→ **Set exercise**
Go through the material and write it all out exactly, minus the pictures.
--------
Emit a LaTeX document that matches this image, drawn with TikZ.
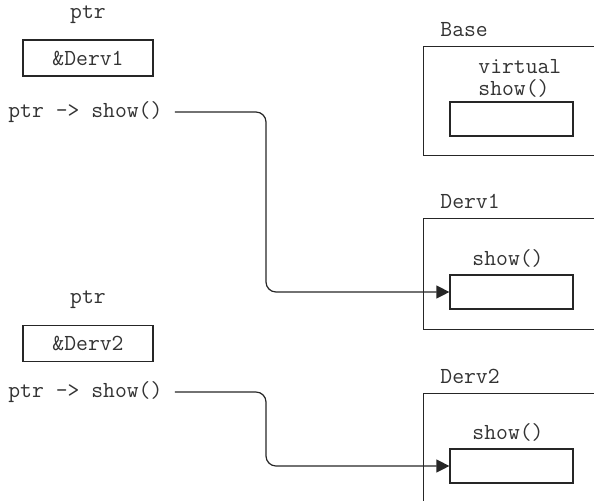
\documentclass[tikz,border=0pt]{standalone}
\usepackage{tikz}
\usetikzlibrary{positioning,arrows.meta}

\tikzset{
  texto/.style={font=\ttfamily\fontsize{11.5}{11}\selectfont, text=black!80, inner sep=2pt},
  casilla/.style={draw=black!85, line width=0.6pt, minimum width=65pt, minimum height=18pt, texto},
  ranura/.style={draw=black!85, line width=0.6pt, minimum width=61.5pt, minimum height=17pt},
  marco/.style={draw=black!85, line width=0.6pt, minimum width=95pt, anchor=north west},
  enlace/.style={draw=black!85, line width=0.6pt, rounded corners=5pt, -{Triangle[length=6.5pt,width=6.5pt]}}
}

\begin{document}
\begin{tikzpicture}[x=0.5pt, y=-0.5pt]
\useasboundingbox (0,0) rectangle (594,500);
\clip (0,0) rectangle (594,500);

%====================================================
% LADO IZQUIERDO: PUNTEROS
%====================================================
\node[texto] (ptrA) at (88,15) {ptr};
\node[casilla] (valA) at (88,58) {\&Derv1};
\node[texto, anchor=west] (callA) at (4,112) {ptr -> show()};

\node[texto] (ptrB) at (88,300) {ptr};
\node[casilla] (valB) at (88,343.5) {\&Derv2};
\node[texto, anchor=west] (callB) at (4,392) {ptr -> show()};

%====================================================
% LADO DERECHO: OBJETOS
%====================================================
\node[marco, minimum height=54.5pt] (baseBox) at (423,46) {};
\node[texto, anchor=south west] (baseLbl) at (436,41) {Base};
\node[texto, anchor=north west, align=left] (baseFun) at (474,55) {virtual\\show()};
\node[ranura] (baseSlot) at (511.5,119) {};

\node[marco, minimum height=55.5pt] (dervAbox) at (423,218) {};
\node[texto, anchor=south west] (dervAlbl) at (436,213) {Derv1};
\node[texto] (dervAfun) at (508,258) {show()};
\node[ranura] (dervAslot) at (511.5,292) {};

\node[marco, minimum height=60pt] (dervBbox) at (423,393) {};
\node[texto, anchor=south west] (dervBlbl) at (436,388) {Derv2};
\node[texto] (dervBfun) at (508,432) {show()};
\node[ranura] (dervBslot) at (511.5,466) {};

% conexiones
\coordinate (bendA) at (266,200);
\coordinate (bendB) at (266,430);
\draw[enlace] ([xshift=4pt]callA.east) -| (bendA) |- (dervAslot.west);
\draw[enlace] ([xshift=4pt]callB.east) -| (bendB) |- (dervBslot.west);
\end{tikzpicture}
\end{document}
--------
→ **Worked answer**
Emit a LaTeX document that matches this image, drawn with TikZ.
\documentclass[tikz,border=0pt]{standalone}
\usepackage{tikz}
\usetikzlibrary{positioning,arrows.meta}

\tikzset{
  texto/.style={font=\ttfamily\fontsize{11.5}{11}\selectfont, text=black!80, inner sep=2pt},
  casilla/.style={draw=black!85, line width=0.6pt, minimum width=65pt, minimum height=18pt, texto},
  ranura/.style={draw=black!85, line width=0.6pt, minimum width=61.5pt, minimum height=17pt},
  marco/.style={draw=black!85, line width=0.6pt, minimum width=95pt, anchor=north west},
  enlace/.style={draw=black!85, line width=0.6pt, rounded corners=5pt, -{Triangle[length=6.5pt,width=6.5pt]}}
}

\begin{document}
\begin{tikzpicture}[x=0.5pt, y=-0.5pt]
\useasboundingbox (0,0) rectangle (594,500);
\clip (0,0) rectangle (594,500);

%====================================================
% LADO IZQUIERDO: PUNTEROS
%====================================================
\node[texto] (ptrA) at (88,15) {ptr};
\node[casilla] (valA) at (88,58) {\&Derv1};
\node[texto, anchor=west] (callA) at (4,112) {ptr -> show()};

\node[texto] (ptrB) at (88,300) {ptr};
\node[casilla] (valB) at (88,343.5) {\&Derv2};
\node[texto, anchor=west] (callB) at (4,392) {ptr -> show()};

%====================================================
% LADO DERECHO: OBJETOS
%====================================================
\node[marco, minimum height=54.5pt] (baseBox) at (423,46) {};
\node[texto, anchor=south west] (baseLbl) at (436,41) {Base};
\node[texto, anchor=north west, align=left] (baseFun) at (474,55) {virtual\\show()};
\node[ranura] (baseSlot) at (511.5,119) {};

\node[marco, minimum height=55.5pt] (dervAbox) at (423,218) {};
\node[texto, anchor=south west] (dervAlbl) at (436,213) {Derv1};
\node[texto] (dervAfun) at (508,258) {show()};
\node[ranura] (dervAslot) at (511.5,292) {};

\node[marco, minimum height=60pt] (dervBbox) at (423,393) {};
\node[texto, anchor=south west] (dervBlbl) at (436,388) {Derv2};
\node[texto] (dervBfun) at (508,432) {show()};
\node[ranura] (dervBslot) at (511.5,466) {};

% conexiones
\coordinate (bendA) at (266,200);
\coordinate (bendB) at (266,430);
\draw[enlace] ([xshift=4pt]callA.east) -| (bendA) |- (dervAslot.west);
\draw[enlace] ([xshift=4pt]callB.east) -| (bendB) |- (dervBslot.west);
\end{tikzpicture}
\end{document}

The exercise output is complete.